**Short task:** Quote each line of the material verbatim, without the pictures.

**Dataset excerpt:**
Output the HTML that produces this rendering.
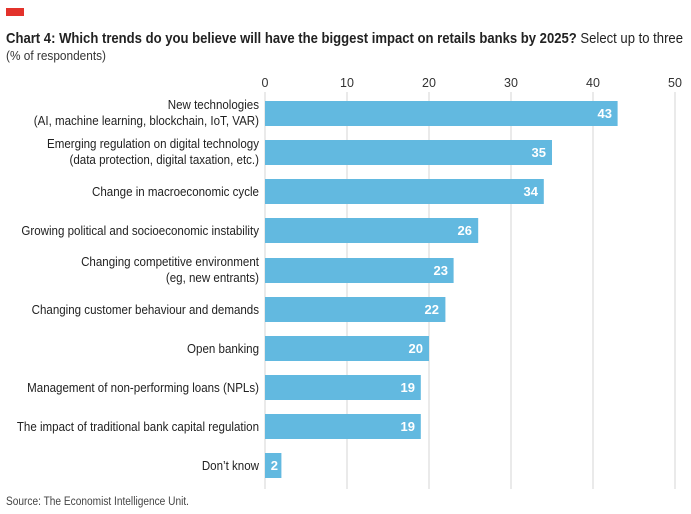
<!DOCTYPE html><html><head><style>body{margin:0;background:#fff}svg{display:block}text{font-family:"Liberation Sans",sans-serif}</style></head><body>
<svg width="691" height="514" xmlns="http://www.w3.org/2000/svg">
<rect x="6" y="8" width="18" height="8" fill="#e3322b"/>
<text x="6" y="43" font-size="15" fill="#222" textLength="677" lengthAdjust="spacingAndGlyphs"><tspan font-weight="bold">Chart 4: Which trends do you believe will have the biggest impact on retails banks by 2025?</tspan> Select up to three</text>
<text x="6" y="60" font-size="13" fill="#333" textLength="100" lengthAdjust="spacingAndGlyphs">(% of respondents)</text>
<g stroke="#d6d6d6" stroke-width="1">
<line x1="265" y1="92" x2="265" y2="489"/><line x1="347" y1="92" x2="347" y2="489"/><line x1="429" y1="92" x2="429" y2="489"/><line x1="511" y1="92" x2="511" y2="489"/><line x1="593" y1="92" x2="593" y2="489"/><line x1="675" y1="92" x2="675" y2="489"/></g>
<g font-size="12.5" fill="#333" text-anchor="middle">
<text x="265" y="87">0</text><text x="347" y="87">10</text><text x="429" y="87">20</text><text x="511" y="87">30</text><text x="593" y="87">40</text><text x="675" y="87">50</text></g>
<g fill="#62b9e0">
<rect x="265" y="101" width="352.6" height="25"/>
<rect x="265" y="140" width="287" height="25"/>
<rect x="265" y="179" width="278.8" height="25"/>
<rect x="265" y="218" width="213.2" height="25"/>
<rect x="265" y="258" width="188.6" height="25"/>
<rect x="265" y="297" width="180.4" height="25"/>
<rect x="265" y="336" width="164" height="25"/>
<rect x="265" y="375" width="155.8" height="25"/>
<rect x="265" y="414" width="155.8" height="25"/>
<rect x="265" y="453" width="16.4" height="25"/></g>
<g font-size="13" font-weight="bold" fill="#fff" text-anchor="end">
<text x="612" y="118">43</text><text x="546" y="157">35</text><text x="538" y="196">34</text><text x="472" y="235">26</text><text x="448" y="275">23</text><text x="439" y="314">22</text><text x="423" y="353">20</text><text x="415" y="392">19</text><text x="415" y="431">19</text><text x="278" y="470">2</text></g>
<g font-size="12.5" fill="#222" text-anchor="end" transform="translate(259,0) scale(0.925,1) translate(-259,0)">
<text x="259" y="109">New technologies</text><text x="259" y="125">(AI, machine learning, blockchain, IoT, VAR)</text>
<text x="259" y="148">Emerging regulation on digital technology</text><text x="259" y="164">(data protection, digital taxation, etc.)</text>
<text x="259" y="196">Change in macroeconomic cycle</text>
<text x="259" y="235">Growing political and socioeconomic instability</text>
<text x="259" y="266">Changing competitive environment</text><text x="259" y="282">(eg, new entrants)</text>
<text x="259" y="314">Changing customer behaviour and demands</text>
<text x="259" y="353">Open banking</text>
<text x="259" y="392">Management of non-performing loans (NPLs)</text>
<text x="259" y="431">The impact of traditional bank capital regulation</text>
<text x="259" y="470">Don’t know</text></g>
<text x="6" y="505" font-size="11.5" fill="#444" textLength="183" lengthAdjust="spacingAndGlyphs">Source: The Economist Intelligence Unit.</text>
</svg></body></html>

**Response below:**
Output the HTML that produces this rendering.
<!DOCTYPE html><html><head><style>body{margin:0;background:#fff}svg{display:block}text{font-family:"Liberation Sans",sans-serif}</style></head><body>
<svg width="691" height="514" xmlns="http://www.w3.org/2000/svg">
<rect x="6" y="8" width="18" height="8" fill="#e3322b"/>
<text x="6" y="43" font-size="15" fill="#222" textLength="677" lengthAdjust="spacingAndGlyphs"><tspan font-weight="bold">Chart 4: Which trends do you believe will have the biggest impact on retails banks by 2025?</tspan> Select up to three</text>
<text x="6" y="60" font-size="13" fill="#333" textLength="100" lengthAdjust="spacingAndGlyphs">(% of respondents)</text>
<g stroke="#d6d6d6" stroke-width="1">
<line x1="265" y1="92" x2="265" y2="489"/><line x1="347" y1="92" x2="347" y2="489"/><line x1="429" y1="92" x2="429" y2="489"/><line x1="511" y1="92" x2="511" y2="489"/><line x1="593" y1="92" x2="593" y2="489"/><line x1="675" y1="92" x2="675" y2="489"/></g>
<g font-size="12.5" fill="#333" text-anchor="middle">
<text x="265" y="87">0</text><text x="347" y="87">10</text><text x="429" y="87">20</text><text x="511" y="87">30</text><text x="593" y="87">40</text><text x="675" y="87">50</text></g>
<g fill="#62b9e0">
<rect x="265" y="101" width="352.6" height="25"/>
<rect x="265" y="140" width="287" height="25"/>
<rect x="265" y="179" width="278.8" height="25"/>
<rect x="265" y="218" width="213.2" height="25"/>
<rect x="265" y="258" width="188.6" height="25"/>
<rect x="265" y="297" width="180.4" height="25"/>
<rect x="265" y="336" width="164" height="25"/>
<rect x="265" y="375" width="155.8" height="25"/>
<rect x="265" y="414" width="155.8" height="25"/>
<rect x="265" y="453" width="16.4" height="25"/></g>
<g font-size="13" font-weight="bold" fill="#fff" text-anchor="end">
<text x="612" y="118">43</text><text x="546" y="157">35</text><text x="538" y="196">34</text><text x="472" y="235">26</text><text x="448" y="275">23</text><text x="439" y="314">22</text><text x="423" y="353">20</text><text x="415" y="392">19</text><text x="415" y="431">19</text><text x="278" y="470">2</text></g>
<g font-size="12.5" fill="#222" text-anchor="end" transform="translate(259,0) scale(0.925,1) translate(-259,0)">
<text x="259" y="109">New technologies</text><text x="259" y="125">(AI, machine learning, blockchain, IoT, VAR)</text>
<text x="259" y="148">Emerging regulation on digital technology</text><text x="259" y="164">(data protection, digital taxation, etc.)</text>
<text x="259" y="196">Change in macroeconomic cycle</text>
<text x="259" y="235">Growing political and socioeconomic instability</text>
<text x="259" y="266">Changing competitive environment</text><text x="259" y="282">(eg, new entrants)</text>
<text x="259" y="314">Changing customer behaviour and demands</text>
<text x="259" y="353">Open banking</text>
<text x="259" y="392">Management of non-performing loans (NPLs)</text>
<text x="259" y="431">The impact of traditional bank capital regulation</text>
<text x="259" y="470">Don’t know</text></g>
<text x="6" y="505" font-size="11.5" fill="#444" textLength="183" lengthAdjust="spacingAndGlyphs">Source: The Economist Intelligence Unit.</text>
</svg></body></html>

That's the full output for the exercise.